A basic frittata recipe that can be made flavoursome with soy sauce and spices or more filling by chopping in sliced red and green peppers and mushrooms.
- 100g /1 cup diced onion;
- 25ml of water, and 1 tablespoon of water
- 1 teaspoon olive oil
- 3 eggs, beaten
- 2 teaspoons chopped fresh herbs, or 1/2 teaspoon dried
- Pinch of salt or to taste
- Large pinch of ground pepper or to taste
- 2 tablespoons of ‘farmer’s cheese’, which is soft white unripened cheese, or reduced-fat ricotta
- Drizzle oil in a shallow pan (skillet) and add onion over medium-high heat. Cover and cook until the onion is slightly softened. Uncover and continue cooking until the onion begins to brown. Sprinkle in a little water to prevent sticking and continue to cook until golden brown.
- Pour in the eggs, reduce heat to medium-low and continue cooking, stirring constantly with a heatproof rubber spatula, until the eggs start to set, about 30 seconds.
- Continue cooking, lifting the edges so the uncooked egg will flow underneath, until the egg is mostly set, about another 30 seconds.

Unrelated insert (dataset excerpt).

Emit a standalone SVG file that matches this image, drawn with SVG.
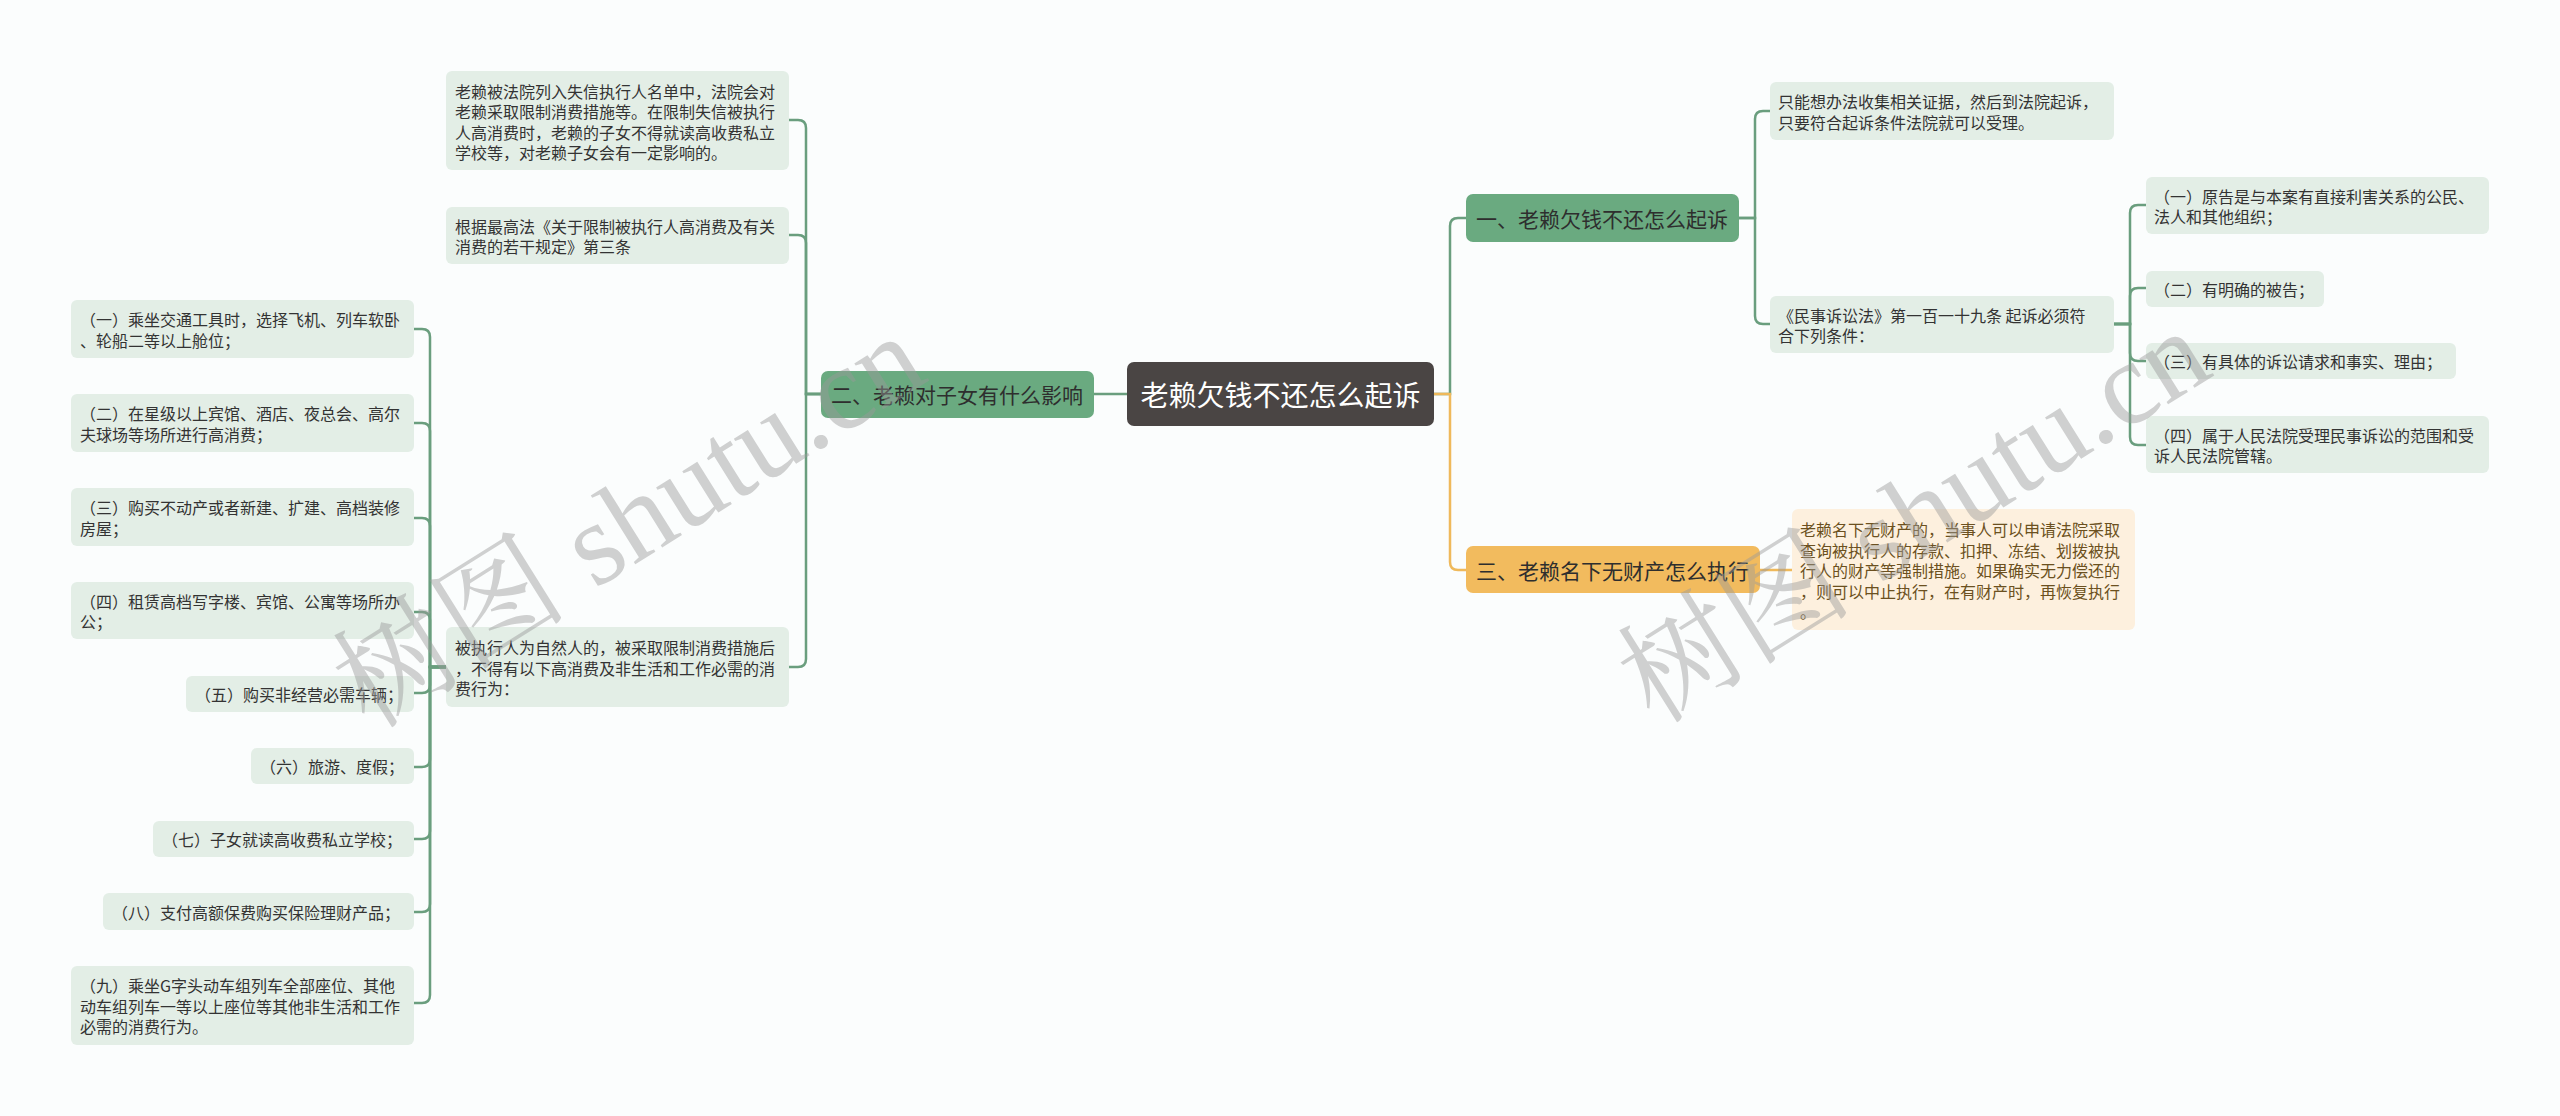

- Now reduce the heat to low. Sprinkle your herbs over the frittata and season with salt and pepper.
- Spoon the soft cheese on top. Lift up one edge of the frittata and drizzle the remaining 1 tablespoon of water under it. Cover and cook until the egg is completely set and the cheese is hot, about 2 minutes.
- Slide the frittata out of the pan using the spatula and serve at suhoor.